Using the data below, copy every line that contains the word "with".

>> Begin Information provided

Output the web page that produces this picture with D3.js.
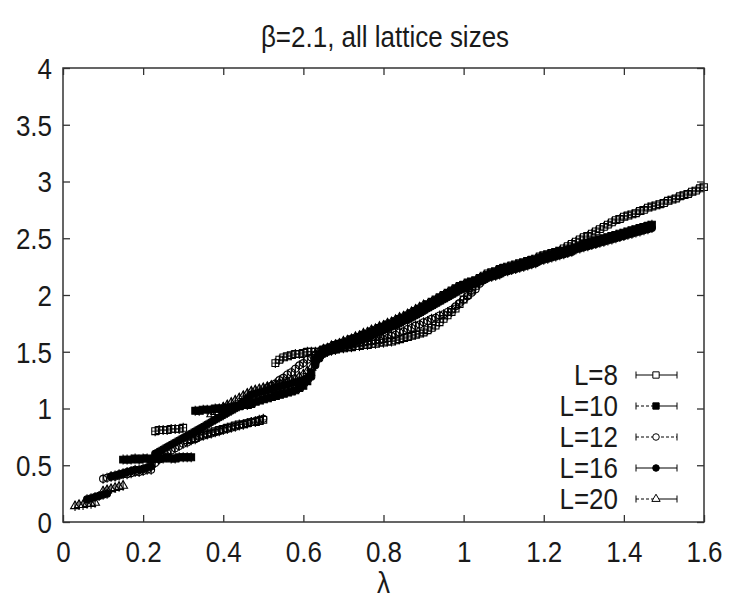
<!DOCTYPE html>
<html><head><meta charset="utf-8">
<script src="https://cdn.jsdelivr.net/npm/d3@7"></script>
<style>
body{margin:0;background:#fff}
text{font-family:"Liberation Sans",Arial,Helvetica,sans-serif;fill:#1a1a1a}
</style>
</head><body>
<svg id="c" width="729" height="604"></svg>
<script>
// ---- data: each series is a list of [start λ, values at steps of 0.01] ----
const STEP = 0.01;
const L8 = [
  [0.23, [0.80,0.81,0.81,0.81,0.82,0.82,0.82,0.83]],
  [0.31, [0.72,0.73,0.74,0.76,0.77,0.78,0.79,0.80,0.81,0.82,0.83,0.84,0.85,0.86,0.86,0.87,0.88,0.88,0.89,0.90]],
  [0.53, [1.40,1.43,1.45,1.46,1.47,1.48,1.48,1.49,1.50,1.50]],
  [0.63, [1.50,1.50,1.51,1.51,1.52,1.52,1.53,1.53,1.54,1.54,1.55,1.55,1.56,1.56,1.57,1.57,1.58,1.58,1.59,1.59,1.60,1.61,1.62,1.63,1.64,1.65,1.66,1.67,
          1.69,1.71,1.73,1.76,1.79,1.82,1.85,1.88,1.92,1.96,2.00,2.04,2.08,
          2.12,2.17,2.19,2.20,2.21,2.23,2.24,2.25,2.26,2.27,2.28,2.29,2.30,2.31,2.32,2.34,2.35,2.36,2.37,2.38,2.39,2.41,2.43,2.45,2.47,2.49,2.51,2.52,2.54,2.56,2.58,2.60,2.62,2.64,2.66,2.67,2.69,2.70,2.71,2.72,2.74,2.75,2.77,2.78,2.79,2.80,2.81,2.83,2.84,2.85,2.87,2.88,2.89,2.91,2.92,2.94,2.95]]
];
const L10 = [
  [0.15, [0.55,0.55,0.55,0.56,0.55,0.56,0.56,0.55,0.56,0.56,0.56,0.57,0.56,0.56,0.57,0.57,0.57,0.57]],
  [0.33, [0.98,0.98,0.99,0.99,0.99,1.00,1.00,1.00,1.01,1.01,1.02,1.02,1.03,1.03,1.04]],
  [0.48, [1.06,1.07,1.08,1.09,1.10,1.11,1.12,1.13,1.14,1.15,1.16,1.18,1.20,1.24,1.32]],
  [0.63, [1.42,1.47,1.52,1.53,1.54,1.56,1.57,1.58,1.59,1.61,1.62,1.63,1.65,1.66,1.68,1.69,1.71,1.72,1.74,1.75,1.77,1.79,1.80,1.82,1.84,1.86,1.88,1.90,1.92,1.94,1.96,1.98,2.00,2.02,2.04,2.06,2.08,2.09,2.11,2.12,2.13,2.15,2.16,
          2.18,2.19,2.20,2.22,2.23,2.24,2.25,2.26,2.27,2.28,2.29,2.30,2.31,2.33,2.34,2.35,2.36,2.37,2.38,2.39,
          2.40,2.41,2.42,2.43,2.45,2.46,2.47,2.48,2.49,2.50,2.51,2.52,2.53,2.54,2.55,2.56,2.57,2.58,2.59,2.60,2.61,2.62]]
];
const L12 = [
  [0.10, [0.38,0.39,0.40,0.40,0.41,0.42,0.42,0.43,0.44,0.44,0.45,0.46,0.46]],
  [0.23, [0.52,0.55,0.58,0.61,0.63,0.65,0.67,0.69,0.70,0.72,0.73,0.75,0.76,0.77,0.78,0.79,0.80,0.81,0.82,0.83,0.84,0.85,0.86,0.87,0.88,0.89,0.90,0.91]],
  [0.51, [1.18,1.20,1.22,1.25,1.27,1.30,1.32,1.35,1.38,1.40,1.43,1.45]],
  [0.63, [1.47,1.48,1.49,1.50,1.51,1.52,1.53,1.54,1.55,1.56,1.57,1.58,1.58,1.59,1.59,1.60,1.60,
          1.61,1.62,1.64,1.65,1.67,1.68,1.70,1.71,1.73,1.74,1.76,1.77,1.79,1.80,1.82,1.83,1.85,1.87,1.90,1.93,1.96,1.99,2.02,2.05,
          2.10,2.14,2.17,2.19,2.20,2.21,2.22,2.23,2.25,2.26,2.27,2.28,2.29,2.30,2.31,2.32,2.33]]
];
const L16 = [
  [0.06, [0.20,0.21,0.22,0.23,0.24,0.25]],
  [0.12, [0.40,0.41,0.42,0.43,0.44,0.45,0.46,0.46,0.47,0.48,0.49]],
  [0.23, [0.60,0.62,0.64,0.66,0.68,0.70,0.72,0.74,0.76,0.78,0.80,0.82,0.84,0.86,
          0.88,0.90,0.92,0.94,0.96,0.98,1.00,1.03,1.06,1.09,1.12,
          1.13,1.14,1.15,1.16,1.17,1.18,1.19,1.20,1.21,1.22,1.23,1.24,1.25,1.27,1.28]],
  [0.63, [1.38,1.44,1.48,1.50,1.51,1.52,1.54,1.55,1.56,1.57,1.59,1.60,1.61,1.63,1.64,1.66,1.67,1.69,1.70,1.72,1.73,1.75,1.77,1.78,1.80,1.82,1.84,1.86,1.88,1.90,1.92,1.94,1.96,1.98,2.00,2.02,2.04,2.06,2.07,2.09,2.10,2.12,2.13,
          2.15,2.16,2.17,2.18,2.20,2.21,2.22,2.23,2.24,2.25,2.26,2.27,2.28,2.30,2.31,2.32,2.33,2.34,2.35,2.36,2.37,2.38,2.40,2.41,2.42,2.43,2.44,2.45,2.46,2.47,
          2.48,2.49,2.50,2.51,2.52,2.53,2.54,2.55,2.56,2.57,2.58,2.59]]
];
const L20 = [
  [0.03, [0.14,0.15,0.15,0.16,0.16,0.17]],
  [0.10, [0.27,0.28,0.29,0.30,0.31,0.32]],
  [0.37, [0.95,0.97,0.99,1.01,1.03,1.05,1.07,1.09,1.11,1.13,1.15,1.16,1.17,1.18,1.19,1.20,1.21,1.22,1.23,1.24,1.25,1.26,1.28,1.30,1.33,1.36]],
  [0.63, [1.48,1.50,1.52,1.53,1.55,1.56,1.57,1.59,1.60,1.61,1.63,1.64,1.66,1.67,1.69,1.70,1.72,1.73,1.75,1.76,1.78,1.80,1.81,1.83,1.85,1.87,1.89,1.91]]
];
const seriesLabels = ["L=8","L=10","L=12","L=16","L=20"];
const xTicks = [0,0.2,0.4,0.6,0.8,1,1.2,1.4,1.6];
const yTicks = [0,0.5,1,1.5,2,2.5,3,3.5,4];
const title = "β=2.1, all lattice sizes";
const xLabel = "λ";

// ---- drawing ----
const svg = d3.select("#c");
const x = d3.scaleLinear().domain([0,1.6]).range([63,704]);
const y = d3.scaleLinear().domain([0,4]).range([522,68]);
const FS = 26, SY = 1.15;

const series = [
  {label:seriesLabels[0], data:L8,  sym:"square",   fill:false, dash:["",""]},
  {label:seriesLabels[1], data:L10, sym:"square",   fill:true,  dash:["3,2",""]},
  {label:seriesLabels[2], data:L12, sym:"circle",   fill:false, dash:["3,2","3,2"]},
  {label:seriesLabels[3], data:L16, sym:"circle",   fill:true,  dash:["",""]},
  {label:seriesLabels[4], data:L20, sym:"triangle", fill:false, dash:["3,2",""]}
];
function points(segs){
  const out=[];
  segs.forEach(([s,vals])=>vals.forEach((v,i)=>out.push([Math.round((s+i*STEP)*1000)/1000, v])));
  return out;
}
const symGen = {
  square: d3.symbol().type(d3.symbolSquare).size(46),
  circle: d3.symbol().type(d3.symbolCircle).size(38),
  triangle: d3.symbol().type(d3.symbolTriangle).size(34)
};
const legSym = {
  square: d3.symbol().type(d3.symbolSquare).size(40),
  circle: d3.symbol().type(d3.symbolCircle).size(34),
  triangle: d3.symbol().type(d3.symbolTriangle).size(30)
};
function drawMarker(g, s, cx, cy, err){
  const m = g.append("g").attr("transform",`translate(${cx},${cy})`);
  m.append("line").attr("x1",0).attr("x2",0).attr("y1",-err).attr("y2",err)
    .attr("stroke","#000").attr("stroke-width",1.1);
  m.append("path").attr("d",symGen[s.sym]())
    .attr("fill", s.fill ? "#000" : "none")
    .attr("stroke","#000").attr("stroke-width",1.1);
  if(!s.fill && s.sym==="square"){
    m.append("line").attr("x1",-3.4).attr("x2",3.4).attr("y1",0).attr("y2",0)
      .attr("stroke","#000").attr("stroke-width",0.8);
  }
}
const plot = svg.append("g");
series.forEach(s=>{
  const g = plot.append("g");
  points(s.data).forEach(([lx,v])=>drawMarker(g, s, x(lx), y(v), 5));
});

// vertical stretch helper for text (reference glyphs are tall)
function stretch(sel, cy){
  sel.attr("transform",`translate(0,${cy}) scale(1,${SY}) translate(0,${-cy})`);
}

// axes with inward ticks
const fmt = d3.format("~g");
const axB = svg.append("g").attr("transform",`translate(0,${y(0)})`)
  .call(d3.axisBottom(x).tickValues(xTicks).tickFormat(fmt).tickSizeInner(-7).tickSizeOuter(0).tickPadding(19));
const axT = svg.append("g").attr("transform",`translate(0,${y(4)})`)
  .call(d3.axisTop(x).tickValues(xTicks).tickFormat("").tickSizeInner(-7).tickSizeOuter(0));
const axL = svg.append("g").attr("transform",`translate(${x(0)},0)`)
  .call(d3.axisLeft(y).tickValues(yTicks).tickFormat(fmt).tickSizeInner(-7).tickSizeOuter(0).tickPadding(11));
const axR = svg.append("g").attr("transform",`translate(${x(1.6)},0)`)
  .call(d3.axisRight(y).tickValues(yTicks).tickFormat("").tickSizeInner(-7).tickSizeOuter(0));
[axB,axT,axL,axR].forEach(a=>{
  a.select(".domain").remove();
  a.selectAll(".tick line").attr("stroke","#333").attr("stroke-width",1.3);
  a.selectAll("text").attr("font-size",FS).attr("font-family",null).style("fill","#1a1a1a");
});
axL.selectAll("text").attr("dy","0.35em");
stretch(axL.selectAll("text"), 0);
stretch(axB.selectAll("text"), 19);
svg.append("rect").attr("x",x(0)).attr("y",y(4)).attr("width",x(1.6)-x(0)).attr("height",y(0)-y(4))
  .attr("fill","none").attr("stroke","#333").attr("stroke-width",1.5);

// title and axis label
stretch(svg.append("text").attr("x",385).attr("y",46).attr("text-anchor","middle").attr("font-size",FS).text(title), 38);
stretch(svg.append("text").attr("x",x(0.8)).attr("y",592).attr("text-anchor","middle").attr("font-size",FS).text(xLabel), 583);

// legend
const legY0 = 375, legDY = 31;
series.forEach((s,i)=>{
  const cy = legY0 + i*legDY;
  stretch(svg.append("text").attr("x",618).attr("y",cy).attr("dy","0.35em").attr("text-anchor","end")
    .attr("font-size",FS).text(s.label), cy);
  const g = svg.append("g");
  const x1=636, x2=677, xm=656;
  g.append("line").attr("x1",x1).attr("x2",xm).attr("y1",cy).attr("y2",cy)
    .attr("stroke","#000").attr("stroke-width",1).attr("stroke-dasharray",s.dash[0]||null);
  g.append("line").attr("x1",xm).attr("x2",x2).attr("y1",cy).attr("y2",cy)
    .attr("stroke","#000").attr("stroke-width",1).attr("stroke-dasharray",s.dash[1]||null);
  [x1,x2].forEach(xx=>g.append("line").attr("x1",xx).attr("x2",xx).attr("y1",cy-3.5).attr("y2",cy+3.5)
    .attr("stroke","#000").attr("stroke-width",1));
  const m = g.append("g").attr("transform",`translate(${xm},${cy})`);
  m.append("path").attr("d",legSym[s.sym]()).attr("fill", s.fill?"#000":"#fff")
    .attr("stroke","#000").attr("stroke-width",1);
});
</script>
</body></html>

>> End Information provided

*Exercise response*
Output the web page that produces this picture with D3.js.
// axes with inward ticks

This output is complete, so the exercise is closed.